No space before the rule name, space after colon before starting to write the rule, semicolon on a separate line and maintain the same indentation as the previous line.
If a rule has more than 5 branches, each branch should be on a separate line.
Rule naming uses Java variable camelCase form.
Define an independent grammar file for each SQL statement type, file name consists of database name + statement type name + Statement. For example: MySQLDQLStatement.g4.
GitHub Action Standards
Workflow file names end with .yml.
Workflow file names consist of lowercase letters of trigger method-execution operation. For example: nightly-check.yml. pull_request triggered tasks omit the trigger method, for example: check.yml.
Trigger methods include: pull_request (no prefix), nightly, schedule.
The name attribute naming in Workflow files should be consistent with the file name, words separated by - with spaces on both sides of the separator, and the first letter of each word capitalized. For example: Nightly - Check.
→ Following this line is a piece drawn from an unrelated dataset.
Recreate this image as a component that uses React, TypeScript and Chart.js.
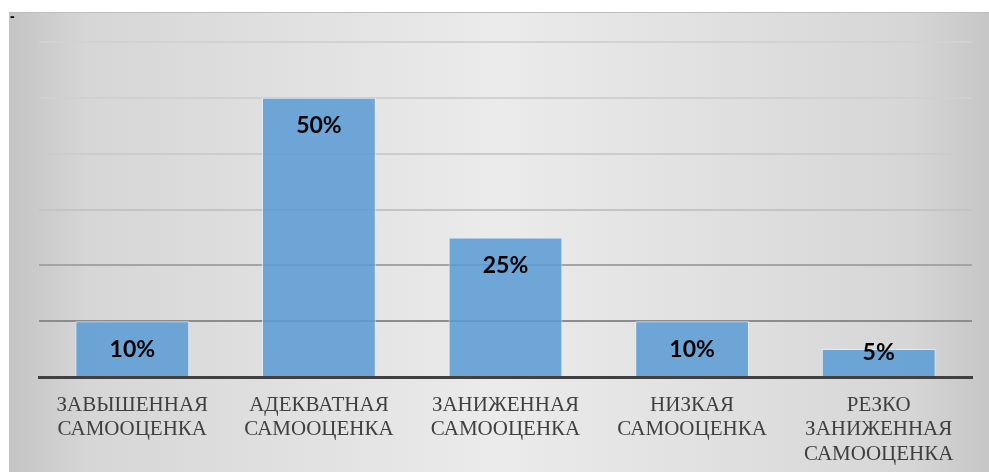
import React, { useEffect, useRef } from "react";
import { Chart, registerables } from "chart.js";

Chart.register(...registerables);

const categories: string[][] = [
  ["ЗАВЫШЕННАЯ", "САМООЦЕНКА"],
  ["АДЕКВАТНАЯ", "САМООЦЕНКА"],
  ["ЗАНИЖЕННАЯ", "САМООЦЕНКА"],
  ["НИЗКАЯ", "САМООЦЕНКА"],
  ["РЕЗКО", "ЗАНИЖЕННАЯ", "САМООЦЕНКА"],
];
const values: number[] = [10, 50, 25, 10, 5];
const valueLabels: string[] = ["10%", "50%", "25%", "10%", "5%"];
const yTicks: number[] = [0, 10, 20, 30, 40, 50, 60];
const gridColors: Record<number, string> = {
  0: "#404040",
  10: "#8c8c8c",
  20: "#a4a4a4",
  30: "#c4c4c4",
  40: "#cccccc",
  50: "#d0d0d0",
  60: "#d2d2d2",
};

const bgPlugin = {
  id: "bgGradient",
  beforeDraw(chart: any) {
    const { ctx, width, height } = chart;
    const g = ctx.createLinearGradient(0, 0, width, 0);
    g.addColorStop(0, "#c4c4c4");
    g.addColorStop(0.08, "#d6d6d6");
    g.addColorStop(0.5, "#ebebeb");
    g.addColorStop(0.92, "#d6d6d6");
    g.addColorStop(1, "#c6c6c6");
    ctx.save();
    ctx.fillStyle = g;
    ctx.fillRect(0, 0, width, height);
    ctx.fillStyle = "#bdbdbd";
    ctx.fillRect(0, 0, width, 1);
    ctx.restore();
  },
};

const labelPlugin = {
  id: "valueLabels",
  afterDatasetsDraw(chart: any) {
    const { ctx } = chart;
    const meta = chart.getDatasetMeta(0);
    ctx.save();
    ctx.font = "bold 23px Lato, 'Open Sans', sans-serif";
    ctx.fillStyle = "#000000";
    ctx.textAlign = "center";
    ctx.textBaseline = "middle";
    meta.data.forEach((bar: any, i: number) => {
      const base = bar.base;
      const y = Math.min(bar.y + 28, base - 24);
      ctx.fillText(valueLabels[i], bar.x, y);
    });
    ctx.restore();
  },
};

export default function App() {
  const ref = useRef<HTMLCanvasElement | null>(null);
  useEffect(() => {
    if (!ref.current) return;
    const chart = new Chart(ref.current, {
      type: "bar",
      data: {
        labels: categories,
        datasets: [
          {
            data: values,
            backgroundColor: "rgba(91,155,213,0.86)",
            borderColor: "rgba(230,240,250,0.8)",
            borderWidth: 1,
            categoryPercentage: 0.61,
            barPercentage: 1,
          },
        ],
      },
      options: {
        animation: false,
        responsive: true,
        maintainAspectRatio: false,
        layout: { padding: { left: 30, right: 17, top: 30, bottom: 0 } },
        plugins: {
          legend: { display: false },
          tooltip: { enabled: false },
        },
        scales: {
          x: {
            grid: { display: false },
            border: { display: true, color: "#404040", width: 3, z: 1 },
            ticks: {
              color: "#404040",
              font: { family: "'Liberation Serif', 'Times New Roman', serif", size: 21, lineHeight: 1.17 },
              padding: 8,
              maxRotation: 0,
              autoSkip: false,
            },
            afterFit: (s: any) => {
              s.height = 95;
            },
          },
          y: {
            min: 0,
            max: 60,
            afterBuildTicks: (s: any) => {
              s.ticks = yTicks.map((v) => ({ value: v }));
            },
            ticks: { display: false },
            border: { display: false },
            grid: {
              color: (c: any) => gridColors[c.tick?.value] ?? "#cccccc",
              lineWidth: (c: any) => (c.tick?.value === 0 ? 0 : 2),
              drawTicks: false,
            },
            afterFit: (s: any) => {
              s.width = 0;
            },
          },
        },
      },
      plugins: [bgPlugin, labelPlugin],
    });
    return () => chart.destroy();
  }, []);

  return (
    <div style={{ position: "absolute", left: 9, top: 12, width: 980, height: 460 }}>
      <canvas ref={ref} />
      <span
        style={{
          position: "absolute",
          left: 1,
          top: -3,
          fontSize: 14,
          fontWeight: "bold",
          lineHeight: "14px",
          color: "#000",
          fontFamily: "'Liberation Sans', sans-serif",
        }}
      >
        -
      </span>
    </div>
  );
}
The name attribute under Step should describe the function of the step, with the first letter of each word capitalized and prepositions in lowercase. For example: Build Project with Maven.
The job attribute naming in Workflow must be unique within the Workflow.
When using matrix, you must add job parallelism limit of 20. For example: max-parallel: 20.
Must set timeout for jobs, maximum not exceeding 1 hour. For example: timeout-minutes: 10.